20 November 2006 | 00.00 WIB

Image of Tempo
Perbesar

Baca berita dengan sedikit iklan, klik di sini

Mata Damiet van Dalsum memerah. Ia menyaksikan paras Ratu Merope, boneka cantik miliknya, berantakan. Kening dan hidungnya retak. Padahal sebentar lagi pertunjukan Club Medea, yang melibatkan boneka Ratu Merope sebagai salah satu tokohnya, akan ia mainkan. Ia tampak menahan marah.

Tapi dengan cepat dalang 63 tahun asal Belanda itu mengambil lem karet dan merapikan ulang pecahan wajah Merope. Ia tak tahu penyebab kerusakan itu. Ia mencoba menggerak-gerakkan boneka itu—masih tampak tak rupawan. Damiet segera cari akal lain. Ia mengambil sepotong kerudung warna krem dan menutupkan ke sebagian wajah Merope. Jadilah kisah Raja Creon dan Ratu Merope, penguasa Kota Corinthus, tetap terhidang di layar pementasan Gedung Kesenian Jakarta, Minggu dua pekan lalu.

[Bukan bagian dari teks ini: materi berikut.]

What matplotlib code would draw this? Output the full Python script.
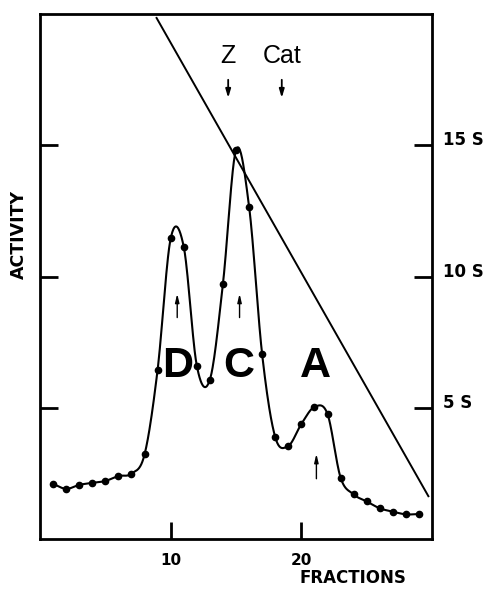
import numpy as np
import matplotlib
matplotlib.use("Agg")
import matplotlib.pyplot as plt
from matplotlib.transforms import ScaledTranslation

plt.rcParams['font.family'] = ['Liberation Sans', 'DejaVu Sans']

# elution profile (fraction number, activity on the S scale)
fractions = np.arange(1, 30)
activity = [2.1, 1.91, 2.06, 2.14, 2.21, 2.40, 2.49, 3.22, 6.45, 11.45,
            11.13, 6.6, 6.07, 9.73, 14.82, 12.66, 7.03, 3.88, 3.55, 4.38,
            5.03, 4.76, 2.34, 1.70, 1.43, 1.17, 1.04, 0.94, 0.95]

# sedimentation calibration line (two end points)
calib_x = [8.92, 29.72]
calib_s = [19.85, 1.63]

s_ticks = [5, 10, 15]
s_labels = ["5 S", "10 S", "15 S"]
x_ticks = [10, 20]

# markers: Z and Cat above (down arrows), peaks below (up arrows)
marker_names = ["Z", "Cat"]
marker_x = [14.4, 18.5]
peak_names = ["D", "C", "A"]
peak_x = [10.55, 15.2, 21.1]
peak_arrow_x = [10.5, 15.27, 21.15]
peak_arrow_y = [(8.33, 9.45), (8.33, 9.45), (2.19, 3.35)]


def smooth(x, y, n=25):
    # catmull-rom curve through the measured points (drawing only)
    x = np.asarray(x, float)
    y = np.asarray(y, float)
    m = np.zeros_like(y)
    m[1:-1] = (y[2:] - y[:-2]) / 2
    m[0] = y[1] - y[0]
    m[-1] = y[-1] - y[-2]
    xs, ys = [], []
    t = np.linspace(0, 1, n)
    h00 = 2 * t**3 - 3 * t**2 + 1
    h10 = t**3 - 2 * t**2 + t
    h01 = -2 * t**3 + 3 * t**2
    h11 = t**3 - t**2
    for i in range(len(x) - 1):
        xs.append(x[i] + t * (x[i + 1] - x[i]))
        ys.append(h00 * y[i] + h10 * m[i] + h01 * y[i + 1] + h11 * m[i + 1])
    return np.concatenate(xs), np.concatenate(ys)


fig = plt.figure(figsize=(4.86, 5.94), dpi=100)
ax = fig.add_axes([0.0823, 0.0926, 0.889 - 0.0823, 0.9764 - 0.0926])

sx, sy = smooth(fractions, activity)
ax.plot(sx, sy, color='k', lw=1.5)
ax.plot(fractions, activity, 'o', color='k', ms=4.5)
ax.plot(calib_x, calib_s, color='k', lw=1.4)

ax.set_xlim(0, 30)
ax.set_ylim(0, 20)
ax.set_xticks(x_ticks)
ax.set_xticklabels([str(v) for v in x_ticks], fontsize=11, fontweight='bold',
                   family='DejaVu Sans')
ax.set_yticks(s_ticks)
ax.set_yticklabels(s_labels, fontsize=12, fontweight='bold',
                   family='DejaVu Sans')
ax.tick_params(axis='y', left=True, right=True, labelleft=False,
               labelright=True, direction='in', length=13, width=2, pad=8)
ax.tick_params(axis='x', direction='in', length=12, width=2, pad=10)
# the S labels sit a little above their ticks
shift = ScaledTranslation(0, 0.07, fig.dpi_scale_trans)
for lab in ax.get_yticklabels(which='both'):
    lab.set_transform(lab.get_transform() + shift)
for sp in ax.spines.values():
    sp.set_linewidth(2)

for name, xv in zip(marker_names, marker_x):
    ax.text(xv, 18.4, name, ha='center', va='center', fontsize=18)
    ax.annotate('', xy=(xv, 16.7), xytext=(xv, 17.6),
                arrowprops=dict(arrowstyle='-|>,head_length=0.5,head_width=0.15',
                                color='k', lw=1.3))

for name, xv in zip(peak_names, peak_x):
    ax.text(xv, 6.6, name, ha='center', va='center', fontsize=31,
            fontweight='bold')
for xv, (y0, y1) in zip(peak_arrow_x, peak_arrow_y):
    ax.annotate('', xy=(xv, y1), xytext=(xv, y0),
                arrowprops=dict(arrowstyle='-|>,head_length=0.5,head_width=0.12',
                                color='k', lw=1.0))

fig.text(0.039, 0.606, "ACTIVITY", rotation=90, ha='center', va='center',
         fontsize=12.5, fontweight='bold', family='DejaVu Sans')
fig.text(0.727, 0.027, "FRACTIONS", ha='center', va='center',
         fontsize=12, fontweight='bold', family='DejaVu Sans')

fig.savefig("out.png", dpi=100)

Boneka Merope atau Medea milik Damiet sebenarnya memang terbuat dari barang rongsokan. Bagian kepala boneka yang ambil bagian dalam Jakarta International Puppetry Festival itu tampak seram. Tapi hiasan manik-manik di kepala Merope dan sepatu fiber bening Medea yang trendi menutupi ketaksempurnaan mereka. Manik-manik itu bahkan memberi petunjuk bahwa Merope adalah boneka perempuan. Cantik.

Kendati hanya benda mati, semua bonekanya itu dianggap Damiet sebagai belahan jiwa. ”Setiap boneka adalah bagian dari diri saya sendiri,” kata penggemar benda seni asal Afrika itu.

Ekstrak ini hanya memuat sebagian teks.